Using Graph Constructor, click on 'select graph' and then choose 'comp bipartite' from the popup list. You will be presented with a complete bipartite graph. A complete bipartite graph is a graph for which the vertices can be split into two sets X and Y, and each vertex from X and vertex from Y are connected by an edge, but no two vertices from X, and no two vertices from Y, are connected by an edge. The complete bipartite graph for which the set X has size m, and the set Y has size n, is denoted K_m,n.

We are interested in K_3,3. Display this graph using Graph Constructor. Try to prove that it is not planar, using techniques similar to those above.

Neither K₅ nor K_3,3 can be embedded in the plane without overlapping edges. However, K₅ can be embedded on the surface of a torus without overlapping edges, and K_3,3 can be embedded on a Moebius strip without overlapping edges. Try to see why this is true. What is more, every graph can be embedded in three-dimensional space without overlapping edges. Imagine the nodes as little floating spheres in mid-air, with taut pieces of string connecting them.

Investigation 2: Euler's formula

A planar graph divides the plane up into distinct regions called faces. For example, each face in the blue graph below is marked by a yellow F node (F, for face).

Let us denote the number of vertices, edges, and faces of a planar graph by V, E, and F. Try calculating V-E+F for each of the planar graphs you have seen so far. What do you find? Try to prove what you find by induction.

The formula you should have found is Euler's formula V-E+F=2. Now try the following exercises. Each concerns a planar graph.

Exercise 1. Prove that 2E≥3F. (Hint: remember that each edge lies between two faces, and each face has at least three edges.)

Exercise 2. Prove that 3V-6≥E.

Using the techniques of this section try to prove, again, that K₅ and K_3,3 are not planar. (Hint: to deal with K_3,3, first observe that K_3,3 no cycles of 3 edges, and then try to obtain a stronger version of Exercise 1.)

Investigation 3: Euler's formula for polyhedra

Euler's formula V-E+F=2 also holds for a simple polyhedron, such as a cube, prism, or dodecahedron. Why is this so? It may help to revisit the nets of Platonic solids from the chapter on Hamilton cycles.

Investigation 4: Kuratowski's Theorem

The following theorem completely characterises planar graphs.

Kuratowski's Theorem. A graph is planar if and only if it contains no subdivision of K₅ or K_3,3.

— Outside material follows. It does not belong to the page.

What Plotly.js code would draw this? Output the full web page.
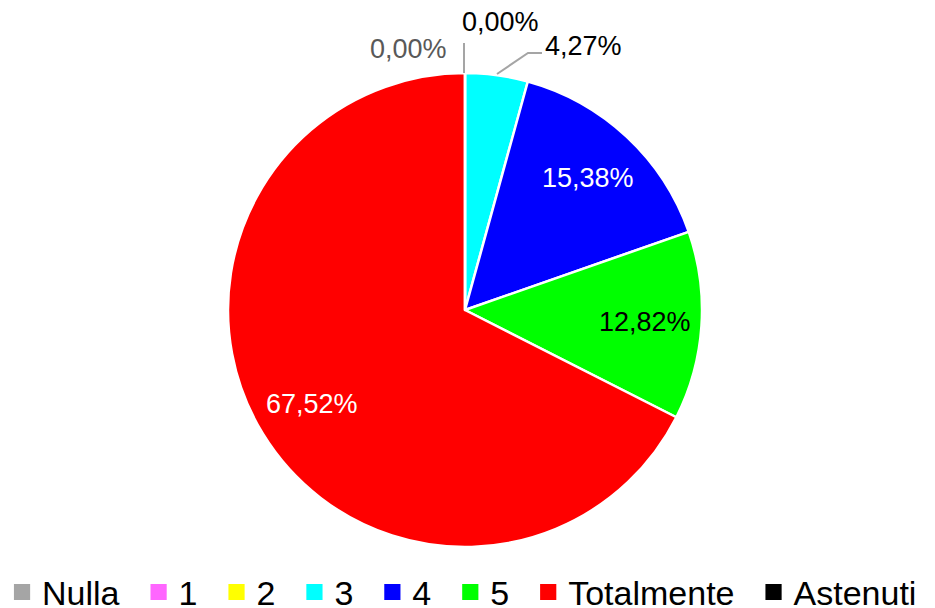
<!DOCTYPE html>
<html>
<head>
<meta charset="utf-8">
<script src="https://cdn.plot.ly/plotly-3.0.1.min.js"></script>
<style>
  html, body { margin: 0; padding: 0; background: #fff; }
  #chart { width: 935px; height: 608px; }
</style>
</head>
<body>
<div id="chart"></div>
<script>
// answers and their shares (%)
const labels = ["Nulla", "1", "2", "3", "4", "5", "Totalmente", "Astenuti"];
const values = [0, 0, 0, 4.27, 15.38, 12.82, 67.52, 0];
const colors = ["#A5A5A5", "#FF66FF", "#FFFF00", "#00FFFF", "#0000FF", "#00FF00", "#FF0000", "#000000"];
const labelColors = ["#595959", "#000000", "#000000", "#000000", "#FFFFFF", "#000000", "#FFFFFF", "#000000"];

function fmt(v) {
    return v.toFixed(2).replace(".", ",") + "%";
}

// pie geometry in pixels (used for the domain and the label spots)
const W = 935, H = 608;
const cx = 465, cy = 310, R = 237;

const labelFont = {family: "Liberation Sans, Arial, sans-serif", size: 27};

// inside labels: placed at 3/4 radius on the middle angle of their slice
let total = values.reduce((a, b) => a + b, 0);
let cum = 0;
let annotations = [];
values.forEach((v, i) => {
    let mid = (cum + v / 2) / total * 2 * Math.PI;
    cum += v;
    if (v <= 5) return;
    let r = 0.76 * R;
    annotations.push({
        xref: "paper", yref: "paper",
        x: (cx + r * Math.sin(mid)) / W,
        y: (H - cy + r * Math.cos(mid)) / H,
        xanchor: "center", yanchor: "middle",
        text: fmt(v), showarrow: false,
        font: Object.assign({color: labelColors[i]}, labelFont)
    });
});

// outside labels for the small and empty slices
const outsideSpots = [[0, 408, 49], [1, 500, 22], [3, 583, 46]];
outsideSpots.forEach(([i, px, py]) => {
    annotations.push({
        xref: "paper", yref: "paper",
        x: px / W, y: 1 - py / H,
        xanchor: "center", yanchor: "middle",
        text: fmt(values[i]), showarrow: false,
        font: Object.assign({color: labelColors[i]}, labelFont)
    });
});

let shapes = [
    // leader for the black 0,00% label
    {type: "line", xref: "paper", yref: "paper",
     x0: 464 / W, y0: 1 - 73 / H, x1: 464 / W, y1: 1 - 43 / H,
     line: {color: "#A5A5A5", width: 2}},
    // leader for 4,27%
    {type: "path", xref: "paper", yref: "paper",
     path: "M" + 497 / W + "," + (1 - 74 / H) + " L" + 528 / W + "," + (1 - 53 / H) +
           " L" + 542 / W + "," + (1 - 53 / H),
     line: {color: "#A5A5A5", width: 2}}
];

let trace = {
    type: "pie",
    labels: labels,
    values: values,
    sort: false,
    direction: "clockwise",
    rotation: 0,
    marker: {colors: colors, line: {color: "#FFFFFF", width: 2.5}},
    textinfo: "none",
    hoverinfo: "label+percent",
    domain: {
        x: [(cx - R) / W, (cx + R) / W],
        y: [(H - cy - R) / H, (H - cy + R) / H]
    }
};

Plotly.newPlot("chart", [trace], {
    width: W,
    height: H,
    margin: {l: 0, r: 0, t: 0, b: 0, autoexpand: false},
    paper_bgcolor: "#FFFFFF",
    showlegend: true,
    legend: {
        orientation: "h",
        x: -0.0128, xanchor: "left",
        y: -0.022, yanchor: "bottom",
        itemwidth: 44,
        font: {family: "Liberation Sans Narrow, Arial Narrow, sans-serif", size: 34, color: "#000000"},
        traceorder: "normal"
    },
    annotations: annotations,
    shapes: shapes
}, {displayModeBar: false}).then(gd => {
    // bigger legend squares, nearer to their text, as in the original
    gd.querySelectorAll(".legendpoints path").forEach(p => {
        let t = p.getAttribute("transform") || "";
        p.setAttribute("transform", t + " translate(7,0) scale(1.35)");
        p.style.strokeWidth = "0px";
    });
});
</script>
</body>
</html>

What is a 'subdivision'? A subdivision of a graph G is a graph derived from G by adding vertices in the middle of edges from G. For example, below is a subdivision of K₅. The added vertices are shown slightly smaller than the original vertices. Suppose that you start with a graph and after deleting various vertices and edges you end up with a subdivision of K₅ or K_3,3. Then Kuratowski's Theorem says that the graph is not planar. Conversely, if you cannot delete various vertices and edges to yield a subdivision of K₅ or K_3,3, then the graph is planar.

Prove that the Peterson graph, below, is not planar.

Investigation 5: map colouring

Given a map, what are the least number of colours you need to colour in different countries such that no two neighbouring countries are the same colour? Below is an image of the states of the United States of America coloured with four colours in such a way that no two neighbouring states share the same colour.

We can translate this problem into graph theory. Represent each country (or state) by a vertex. Connect two vertices by an edge if and only if the two countries (or states) are neighbours. We end up with a connected, planar graph. Our problem becomes what is the least number of colours needed to colour the vertices of a planar graph in such a way that no two neighbouring vertices are the same colour?

Let's start with a concrete case: consider the planar graph K₄ displayed at the beginning of this chapter. Can you colour it with three colours as described above? What about four colours? Try to prove that any planar graph can be coloured, as described above, with six colours.

Remarkably, only four colours are needed to colour the vertices of a planar graph in such a way that no two adjacent vertices have the same colour. Below is a four-colouring of the Peterson graph. Can you colour the Peterson graph with three colours?